Makes sense, nobody like slow pages. However, don't most people have the browser save their password? So couldn't the online retailer have some sort of exponential delay (to a limit) after so many failed attempts? Surely that would affect few real customers.
What is being delayed? Just an IP address or the entire account? Neither really work.
The only way I see this problem going away is when regular retailers start supporting software and hardware two factor authenticators.

I use Google Authenticator on any website that supports it and it does not impact the customer experience at all and it really improves security.

Agreed, but keep account recovery in mind.

Account recovery is a major pain point for any site that supports TOTP 2FA. If you're not using a TOTP application that supports cloud backup (like Authy), when you lose or replace your mobile device the existing TOTP tokens are useless as they can't be recovered. This results in some type of account recovery process to reintroduce the 2FA tokens. Often these recovery processes introduce additional security issues that are equivalent to not supporting 2FA at all, or they might require costly human intervention.

Don't get me started on SMS 2FA.

I'd like to get you started on SMS 2fa. I deal with this a lot at work and would like as much information as possible!
SMS is terribly insecure. Using it as a security system is a bad idea.

SMS verification is more for discouraging bots from making accounts by making it expensive--you need to buy a cell phone. Every SMS verification system refuses to send to VoIP type accounts for this reason.
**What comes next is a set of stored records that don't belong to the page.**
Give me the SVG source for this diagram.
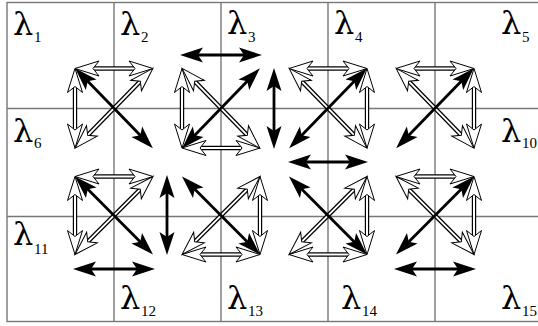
<svg xmlns="http://www.w3.org/2000/svg" width="538" height="326" viewBox="0 0 538 326">
<style>
.grid{fill:none;stroke:#777;stroke-width:1.4}
.l{font-family:"DejaVu Serif","Liberation Serif",serif;font-size:32px;fill:#000}
.s{font-family:"Liberation Serif","Times New Roman",serif;font-size:15px}
.b{stroke:#000;stroke-width:2.8;marker-start:url(#bh);marker-end:url(#bh)}
.ho{stroke:#000;stroke-width:4.4}
.hi{stroke:#fff;stroke-width:2;marker-start:url(#hh);marker-end:url(#hh)}
</style>
<defs>
<marker id="bh" markerUnits="userSpaceOnUse" orient="auto-start-reverse" refX="0" refY="0" markerWidth="30" markerHeight="20" overflow="visible">
<path d="M15,0 L-8,-7.5 L-3,0 L-8,7.5 Z" fill="#000"/>
</marker>
<marker id="hh" markerUnits="userSpaceOnUse" orient="auto-start-reverse" refX="0" refY="0" markerWidth="30" markerHeight="20" overflow="visible">
<path d="M15,0 L-9,-7.5 L-3,0 L-9,7.5 Z" fill="#fff" stroke="#000" stroke-width="1"/>
</marker>
</defs>
<rect width="538" height="326" fill="#fff"/>
<g id="grid" class="grid">
<rect x="7" y="2.5" width="540" height="319"/>
<line x1="114" y1="2.5" x2="114" y2="321.5"/>
<line x1="221" y1="2.5" x2="221" y2="321.5"/>
<line x1="328" y1="2.5" x2="328" y2="321.5"/>
<line x1="435" y1="2.5" x2="435" y2="321.5"/>
<line x1="7" y1="108.5" x2="538" y2="108.5"/>
<line x1="7" y1="216.5" x2="538" y2="216.5"/>
</g>
<g id="cell1"><text class="l" x="13" y="35">λ<tspan class="s" x="34" y="42">1</tspan></text></g>
<g id="cell2"><text class="l" x="120" y="35">λ<tspan class="s" x="141" y="42">2</tspan></text></g>
<g id="cell3"><text class="l" x="227" y="34">λ<tspan class="s" x="248" y="42">3</tspan></text></g>
<g id="cell4"><text class="l" x="334" y="34">λ<tspan class="s" x="355" y="42">4</tspan></text></g>
<g id="cell5"><text class="l" x="501" y="34">λ<tspan class="s" x="522" y="42">5</tspan></text></g>
<g id="cell6"><text class="l" x="13" y="142">λ<tspan class="s" x="34" y="148">6</tspan></text></g>
<g id="cell10"><text class="l" x="501" y="142">λ<tspan class="s" x="522" y="148">10</tspan></text></g>
<g id="cell11"><text class="l" x="13" y="245">λ<tspan class="s" x="34" y="254">11</tspan></text></g>
<g id="cell12"><text class="l" x="120" y="309">λ<tspan class="s" x="141" y="316">12</tspan></text></g>
<g id="cell13"><text class="l" x="227" y="309">λ<tspan class="s" x="248" y="316">13</tspan></text></g>
<g id="cell14"><text class="l" x="341" y="309">λ<tspan class="s" x="362" y="316">14</tspan></text></g>
<g id="cell15"><text class="l" x="501" y="309">λ<tspan class="s" x="522" y="316">15</tspan></text></g>
<g id="connectors">
<g class="ho">
<line x1="90" y1="68.5" x2="138" y2="68.5"/>
<line x1="75" y1="83.5" x2="75" y2="133"/>
<line x1="85.6" y1="137.4" x2="142.4" y2="79.1"/>
<line x1="182" y1="83.5" x2="182" y2="133"/>
<line x1="197" y1="148" x2="245" y2="148"/>
<line x1="192.6" y1="79.1" x2="249.4" y2="137.4"/>
<line x1="304" y1="68.5" x2="352" y2="68.5"/>
<line x1="367" y1="83.5" x2="367" y2="133"/>
<line x1="299.6" y1="79.1" x2="356.4" y2="137.4"/>
<line x1="411" y1="68.5" x2="459" y2="68.5"/>
<line x1="474" y1="83.5" x2="474" y2="133"/>
<line x1="406.6" y1="79.1" x2="463.4" y2="137.4"/>
<line x1="90" y1="176.5" x2="138" y2="176.5"/>
<line x1="75" y1="191.5" x2="75" y2="239.5"/>
<line x1="85.6" y1="243.9" x2="142.4" y2="187.1"/>
<line x1="260" y1="191.5" x2="260" y2="239.5"/>
<line x1="197" y1="254.5" x2="245" y2="254.5"/>
<line x1="192.6" y1="243.9" x2="249.4" y2="187.1"/>
<line x1="367" y1="191.5" x2="367" y2="239.5"/>
<line x1="304" y1="254.5" x2="352" y2="254.5"/>
<line x1="299.6" y1="243.9" x2="356.4" y2="187.1"/>
<line x1="411" y1="176.5" x2="459" y2="176.5"/>
<line x1="474" y1="191.5" x2="474" y2="239.5"/>
<line x1="406.6" y1="187.1" x2="463.4" y2="243.9"/>
</g>
<g class="hi">
<line x1="90" y1="68.5" x2="138" y2="68.5"/>
<line x1="75" y1="83.5" x2="75" y2="133"/>
<line x1="85.6" y1="137.4" x2="142.4" y2="79.1"/>
<line x1="182" y1="83.5" x2="182" y2="133"/>
<line x1="197" y1="148" x2="245" y2="148"/>
<line x1="192.6" y1="79.1" x2="249.4" y2="137.4"/>
<line x1="304" y1="68.5" x2="352" y2="68.5"/>
<line x1="367" y1="83.5" x2="367" y2="133"/>
<line x1="299.6" y1="79.1" x2="356.4" y2="137.4"/>
<line x1="411" y1="68.5" x2="459" y2="68.5"/>
<line x1="474" y1="83.5" x2="474" y2="133"/>
<line x1="406.6" y1="79.1" x2="463.4" y2="137.4"/>
<line x1="90" y1="176.5" x2="138" y2="176.5"/>
<line x1="75" y1="191.5" x2="75" y2="239.5"/>
<line x1="85.6" y1="243.9" x2="142.4" y2="187.1"/>
<line x1="260" y1="191.5" x2="260" y2="239.5"/>
<line x1="197" y1="254.5" x2="245" y2="254.5"/>
<line x1="192.6" y1="243.9" x2="249.4" y2="187.1"/>
<line x1="367" y1="191.5" x2="367" y2="239.5"/>
<line x1="304" y1="254.5" x2="352" y2="254.5"/>
<line x1="299.6" y1="243.9" x2="356.4" y2="187.1"/>
<line x1="411" y1="176.5" x2="459" y2="176.5"/>
<line x1="474" y1="191.5" x2="474" y2="239.5"/>
<line x1="406.6" y1="187.1" x2="463.4" y2="243.9"/>
</g>
<g class="b">
<line x1="85.6" y1="79.1" x2="142.4" y2="137.4"/>
<line x1="192.6" y1="137.4" x2="249.4" y2="79.1"/>
<line x1="299.6" y1="137.4" x2="356.4" y2="79.1"/>
<line x1="406.6" y1="137.4" x2="463.4" y2="79.1"/>
<line x1="85.6" y1="187.1" x2="142.4" y2="243.9"/>
<line x1="192.6" y1="187.1" x2="249.4" y2="243.9"/>
<line x1="299.6" y1="187.1" x2="356.4" y2="243.9"/>
<line x1="406.6" y1="243.9" x2="463.4" y2="187.1"/>
<line x1="195" y1="55" x2="247" y2="55"/>
<line x1="274" y1="83" x2="274" y2="134"/>
<line x1="303" y1="162" x2="353" y2="162"/>
<line x1="167" y1="190" x2="167" y2="240"/>
<line x1="88" y1="269" x2="140" y2="269"/>
<line x1="409" y1="269" x2="461" y2="269"/>
</g>
</g>
</svg>
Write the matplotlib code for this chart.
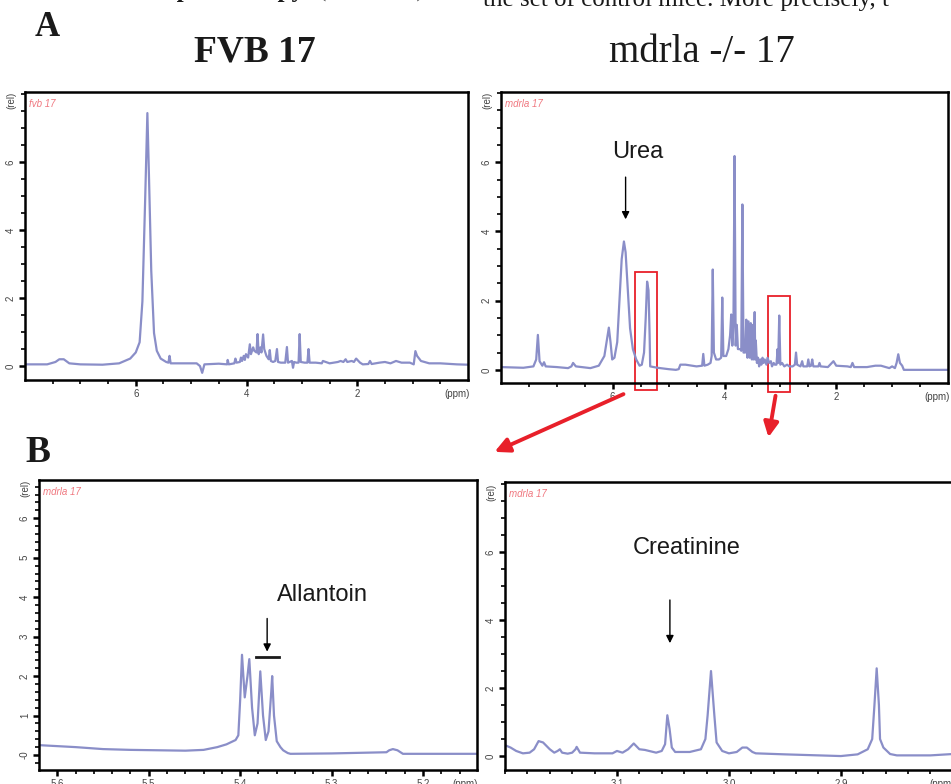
import matplotlib
matplotlib.use('Agg')
import matplotlib.pyplot as plt
import numpy as np
from matplotlib.patches import Rectangle

# spectra (ppm, relative intensity)
fvb_ppm = [8.0, 7.6, 7.45, 7.38, 7.3, 7.2, 7.0, 6.6, 6.3, 6.1, 6.0, 5.93, 5.88, 5.83, 5.79, 5.76, 5.72, 5.67,
           5.62, 5.55, 5.45, 5.41, 5.39, 5.37, 5.2, 4.9, 4.84, 4.80, 4.76, 4.5, 4.35, 4.34, 4.32, 4.22, 4.20,
           4.18, 4.12, 4.10, 4.08, 4.05, 4.03, 4.01, 3.97, 3.94, 3.92, 3.88, 3.86, 3.82, 3.80, 3.78, 3.75,
           3.73, 3.70, 3.68, 3.64, 3.60, 3.58, 3.56, 3.52, 3.48, 3.45, 3.43, 3.38, 3.30, 3.27, 3.25, 3.18,
           3.16, 3.14, 3.10, 3.06, 3.04, 3.02, 2.95, 2.90, 2.88, 2.86, 2.75, 2.64, 2.62, 2.5, 2.35, 2.30,
           2.25, 2.21, 2.18, 2.10, 2.06, 2.02, 1.95, 1.90, 1.80, 1.77, 1.74, 1.60, 1.50, 1.40, 1.30, 1.20,
           1.05, 0.98, 0.95, 0.92, 0.85, 0.7, 0.5, 0.2, 0.0]
fvb_rel = [0.05, 0.05, 0.12, 0.2, 0.2, 0.08, 0.05, 0.04, 0.08, 0.22, 0.4, 0.7, 1.9, 4.9, 7.44, 5.5, 2.8, 0.97,
           0.45, 0.22, 0.12, 0.1, 0.3, 0.08, 0.08, 0.08, 0.0, -0.2, 0.05, 0.07, 0.05, 0.18, 0.05, 0.08, 0.22,
           0.1, 0.12, 0.25, 0.15, 0.3, 0.18, 0.35, 0.25, 0.64, 0.35, 0.55, 0.45, 0.4, 0.94, 0.35, 0.55,
           0.4, 0.93, 0.5, 0.3, 0.2, 0.47, 0.15, 0.12, 0.15, 0.5, 0.12, 0.1, 0.1, 0.56, 0.1, 0.15,
           -0.05, 0.12, 0.1, 0.1, 0.94, 0.12, 0.1, 0.1, 0.5, 0.1, 0.1, 0.08, 0.15, 0.08, 0.12, 0.15,
           0.12, 0.2, 0.12, 0.15, 0.12, 0.22, 0.1, 0.05, 0.06, 0.15, 0.06, 0.1, 0.12, 0.08, 0.15, 0.1,
           0.1, 0.05, 0.44, 0.3, 0.15, 0.08, 0.08, 0.05, 0.04]

mdr_ppm = [8.0, 7.6, 7.42, 7.37, 7.34, 7.31, 7.26, 7.23, 7.2, 7.0, 6.8, 6.74, 6.71, 6.66, 6.4, 6.25, 6.15,
           6.10, 6.07, 6.04, 6.01, 5.97, 5.92, 5.88, 5.84, 5.80, 5.77, 5.73, 5.69, 5.64, 5.58, 5.52, 5.48,
           5.44, 5.41, 5.385, 5.36, 5.34, 5.33, 5.2, 5.0, 4.87, 4.82, 4.79, 4.7, 4.5, 4.40, 4.38, 4.36,
           4.30, 4.25, 4.23, 4.21, 4.19, 4.15, 4.10, 4.06, 4.04, 4.02, 3.97, 3.93, 3.90, 3.88, 3.86, 3.84,
           3.82, 3.80, 3.78, 3.76, 3.72, 3.70, 3.68, 3.66, 3.63, 3.61, 3.59, 3.57, 3.55, 3.53, 3.51, 3.49,
           3.48, 3.46, 3.45, 3.44, 3.42, 3.40, 3.38, 3.36, 3.34, 3.32, 3.30, 3.28, 3.25, 3.23, 3.20, 3.17,
           3.15, 3.12, 3.10, 3.07, 3.05, 3.04, 3.02, 3.00, 2.97, 2.93, 2.88, 2.84, 2.78, 2.74, 2.72, 2.70,
           2.64, 2.61, 2.59, 2.52, 2.50, 2.48, 2.45, 2.43, 2.41, 2.32, 2.30, 2.28, 2.15, 2.08, 2.05, 2.00,
           1.80, 1.74, 1.71, 1.68, 1.45, 1.30, 1.20, 1.05, 1.00, 0.95, 0.92, 0.89, 0.86, 0.82, 0.79, 0.0]
mdr_rel = [0.08, 0.06, 0.1, 0.3, 1.01, 0.25, 0.12, 0.22, 0.1, 0.08, 0.05, 0.1, 0.2, 0.1, 0.05, 0.12, 0.4,
           0.9, 1.22, 0.8, 0.3, 0.35, 0.8, 2.0, 3.2, 3.71, 3.4, 2.3, 1.2, 0.6, 0.3, 0.12, 0.15,
           0.5, 1.5, 2.55, 2.3, 1.0, 0.1, 0.06, 0.02, 0.0, 0.02, 0.15, 0.15, 0.1, 0.12, 0.46, 0.12,
           0.15, 0.2, 0.4, 2.9, 0.5, 0.3, 0.3, 0.35, 2.09, 0.4, 0.4, 0.6, 1.0, 1.6, 0.7, 1.3,
           6.18, 0.7, 1.3, 0.6, 0.6, 0.55, 4.78, 0.5, 0.5, 1.45, 0.35, 1.4, 0.35, 1.35, 0.3, 1.3,
           0.3, 1.67, 0.3, 0.85, 0.2, 0.35, 0.1, 0.3, 0.15, 0.35, 0.2, 0.3, 0.15, 0.35, 0.2, 0.25,
           0.1, 0.2, 0.15, 0.15, 0.6, 0.2, 1.57, 0.15, 0.2, 0.1, 0.15, 0.1, 0.1, 0.15, 0.5, 0.15,
           0.1, 0.25, 0.1, 0.1, 0.3, 0.1, 0.12, 0.3, 0.1, 0.1, 0.2, 0.1, 0.08, 0.2, 0.25, 0.12,
           0.1, 0.08, 0.2, 0.08, 0.08, 0.12, 0.12, 0.05, 0.1, 0.05, 0.2, 0.45, 0.2, 0.12, 0.0, 0.0]

allan_ppm = [5.62, 5.58, 5.55, 5.52, 5.49, 5.46, 5.44, 5.425, 5.415, 5.405, 5.402, 5.400, 5.398, 5.395,
             5.392, 5.390, 5.387, 5.384, 5.381, 5.378, 5.375, 5.372, 5.369, 5.366, 5.365, 5.363, 5.360,
             5.356, 5.353, 5.348, 5.345, 5.3, 5.26, 5.24, 5.237, 5.233, 5.228, 5.222, 5.18, 5.141]
allan_rel = [0.25, 0.2, 0.15, 0.13, 0.12, 0.11, 0.13, 0.2, 0.27, 0.38, 0.5, 1.4, 2.54, 1.46,
             2.0, 2.43, 1.2, 0.5, 0.8, 2.12, 1.0, 0.38, 0.6, 1.6, 2.0, 1.0, 0.35,
             0.2, 0.12, 0.05, 0.03, 0.04, 0.06, 0.07, 0.12, 0.15, 0.12, 0.03, 0.03, 0.03]

creat_ppm = [3.20, 3.195, 3.19, 3.184, 3.178, 3.174, 3.17, 3.166, 3.16, 3.156, 3.153, 3.151, 3.149, 3.144,
             3.14, 3.137, 3.136, 3.133, 3.12, 3.104, 3.1, 3.095, 3.09, 3.085, 3.08, 3.075, 3.065, 3.06,
             3.057, 3.055, 3.053, 3.051, 3.048, 3.035, 3.025, 3.021, 3.019, 3.016, 3.013, 3.011, 3.006,
             3.0, 2.993, 2.988, 2.984, 2.979, 2.976, 2.95, 2.92, 2.90, 2.885, 2.876, 2.872, 2.870, 2.868,
             2.866, 2.865, 2.862, 2.856, 2.85, 2.82, 2.80, 2.79]
creat_rel = [0.32, 0.25, 0.15, 0.08, 0.1, 0.2, 0.44, 0.4, 0.2, 0.1, 0.15, 0.2, 0.1, 0.07,
             0.1, 0.2, 0.27, 0.1, 0.08, 0.08, 0.15, 0.1, 0.2, 0.37, 0.2, 0.18, 0.1, 0.15,
             0.35, 1.2, 0.8, 0.25, 0.12, 0.12, 0.2, 0.5, 1.2, 2.5, 1.2, 0.4, 0.15,
             0.08, 0.12, 0.25, 0.25, 0.12, 0.08, 0.05, 0.02, 0.0, 0.05, 0.2, 0.5, 1.5, 2.58,
             1.5, 0.5, 0.25, 0.06, 0.02, 0.02, 0.06, 0.08]

line_col = '#8a8ec8'
red = '#e8202a'
W, H = 951, 784

fig = plt.figure(figsize=(W / 100, H / 100), dpi=100)


def make_axes(left, top, right, bottom):
    return fig.add_axes([left / W, 1 - bottom / H, (right - left) / W, (bottom - top) / H])


def style(ax, ppm, rel, name, xlim, ylim, xmaj, xlab, xmin, ymaj, ylab, ymin, ppm_pos, rel_pos):
    ax.plot(ppm, rel, color=line_col, lw=1.6)
    ax.set_xlim(*xlim)
    ax.set_ylim(*ylim)
    ax.set_xticks(list(xmaj) + [ppm_pos])
    ax.set_xticklabels(list(xlab) + ['(ppm)'])
    ax.set_xticks(xmin, minor=True)
    ax.set_yticks(list(ymaj) + [rel_pos])
    ax.set_yticklabels(list(ylab) + ['(rel)'])
    ax.set_yticks(ymin, minor=True)
    ax.xaxis.get_major_ticks()[-1].tick1line.set_visible(False)
    ax.yaxis.get_major_ticks()[-1].tick1line.set_visible(False)
    ax.tick_params(which='major', length=4.5, width=1.8, labelsize=7, labelcolor='#444444', pad=2)
    ax.tick_params(which='minor', length=3, width=1.2)
    for lab in ax.get_xticklabels() + ax.get_yticklabels():
        lab.set_family('Liberation Sans')
    plt.setp(ax.get_yticklabels(), rotation=90, va='center')
    for s in ax.spines.values():
        s.set_linewidth(1.8)
    ax.text(0.008, 0.975, name, transform=ax.transAxes, va='top', ha='left', fontsize=7,
            style='italic', color='#f07880', family='Liberation Sans')


ax_tl = make_axes(25, 92, 468, 380)
style(ax_tl, fvb_ppm, fvb_rel, 'fvb 17', (8.0, 0.0), (-0.41, 8.06),
      [6, 4, 2], ['6', '4', '2'], np.arange(0.5, 8.0, 0.5),
      [0, 2, 4, 6], ['0', '2', '4', '6'], np.arange(0.5, 8.01, 0.5), 0.2, 7.8)

ax_tr = make_axes(501, 92, 948, 383)
style(ax_tr, mdr_ppm, mdr_rel, 'mdrla 17', (8.0, 0.0), (-0.38, 8.03),
      [6, 4, 2], ['6', '4', '2'], np.arange(0.5, 8.0, 0.5),
      [0, 2, 4, 6], ['0', '2', '4', '6'], np.arange(0.5, 8.01, 0.5), 0.2, 7.8)

ax_bl = make_axes(39, 480, 477, 770)
style(ax_bl, allan_ppm, allan_rel, 'mdrla 17', (5.62, 5.141), (-0.38, 6.97),
      [5.6, 5.5, 5.4, 5.3, 5.2], ['5.6', '5.5', '5.4', '5.3', '5.2'], np.arange(5.16, 5.62, 0.02),
      [0, 1, 2, 3, 4, 5, 6], ['-0', '1', '2', '3', '4', '5', '6'], np.arange(-0.2, 6.9, 0.2),
      5.154, 6.77)

ax_br = make_axes(505, 482, 964, 770)
style(ax_br, creat_ppm, creat_rel, 'mdrla 17', (3.2, 2.79), (-0.41, 8.06),
      [3.1, 3.0, 2.9], ['3.1', '3.0', '2.9'], np.arange(2.80, 3.2, 0.02),
      [0, 2, 4, 6], ['0', '2', '4', '6'], np.arange(0.5, 8.01, 0.5), 2.81, 7.76)

# red boxes on the mdrla spectrum
for x0, x1, y0, y1 in [(5.61, 5.20, -0.58, 2.84), (3.23, 2.82, -0.64, 2.14)]:
    ax_tr.add_patch(Rectangle((x0, y0), x1 - x0, y1 - y0, fill=False, ec=red, lw=1.3, clip_on=False))

# red arrows to the zoomed panels
for start, end in [((626, 393), (492, 453)), ((776, 393), (768, 440))]:
    ax_tr.annotate('', xy=(end[0], H - end[1]), xycoords='figure pixels',
                   xytext=(start[0], H - start[1]), textcoords='figure pixels',
                   arrowprops=dict(arrowstyle='-|>', color=red, lw=2.8, mutation_scale=22),
                   annotation_clip=False)

# metabolite labels
lab_kw = dict(fontsize=17, family='Liberation Sans', color='#1a1a1a', ha='center', va='center')
black_arrow = dict(arrowstyle='-|>', color='black', lw=1.0, mutation_scale=11, shrinkA=0, shrinkB=0)

ax_tr.text(5.55, 6.29, 'Urea', **lab_kw)
ax_tr.annotate('', xy=(5.77, 4.35), xytext=(5.77, 5.57), arrowprops=black_arrow)

ax_bl.text(5.31, 4.05, 'Allantoin', **lab_kw)
ax_bl.annotate('', xy=(5.3705, 2.62), xytext=(5.3705, 3.46), arrowprops=black_arrow)
ax_bl.plot([5.3825, 5.3574], [2.49, 2.49], color='#1a1a1a', lw=2)

ax_br.text(3.0375, 6.12, 'Creatinine', **lab_kw)
ax_br.annotate('', xy=(3.0527, 3.32), xytext=(3.0527, 4.59), arrowprops=black_arrow)

# panel titles and letters
serif = 'Liberation Serif'
fig.text(255 / W, 1 - 62 / H, 'FVB 17', ha='center', va='baseline', fontsize=27,
         fontweight='bold', family=serif, color='#1a1a1a')
fig.text(702 / W, 1 - 62 / H, 'mdrla -/- 17', ha='center', va='baseline', fontsize=28,
         family=serif, color='#1a1a1a')
fig.text(35 / W, 1 - 36 / H, 'A', ha='left', va='baseline', fontsize=25, fontweight='bold',
         family=serif, color='#1a1a1a')
fig.text(25 / W, 1 - 462 / H, 'B', ha='left', va='baseline', fontsize=27, fontweight='bold',
         family=serif, color='#1a1a1a')

# running text of the page, mostly cut off by the crop
fig.text(167 / W, 1 + 3 / H, 'spectroscopy', ha='left', va='baseline', fontsize=18,
         fontweight='bold', family=serif, color='#1a1a1a')
fig.text(318 / W, 1 + 3 / H, '(\u00b9H-NMR),', ha='left', va='baseline', fontsize=18,
         family=serif, color='#555555')
fig.text(483 / W, 1 - 6 / H, 'the set of control mice. More precisely, t', ha='left', va='baseline',
         fontsize=18, family=serif, color='#1a1a1a')

fig.savefig('out.png', dpi=100)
Couple this with the fact that mobile services are also subject to credential stuffing attacks constantly and, for the services that allow you to read SMS messages online, the attackers who take over your mobile account also gain a critical piece of your 2FA protection.
Exactly that's why I have disabled my Google email recovery via phone number. Only possibilities are Auth via an existing signed-in device, Google Auth, or backup codes.
I always save that TOTP Token or QR code in my seperate keepass database, so that if my Google Auth app breaks for any reason, I can install it fresh & re-scan those QRs from keepass.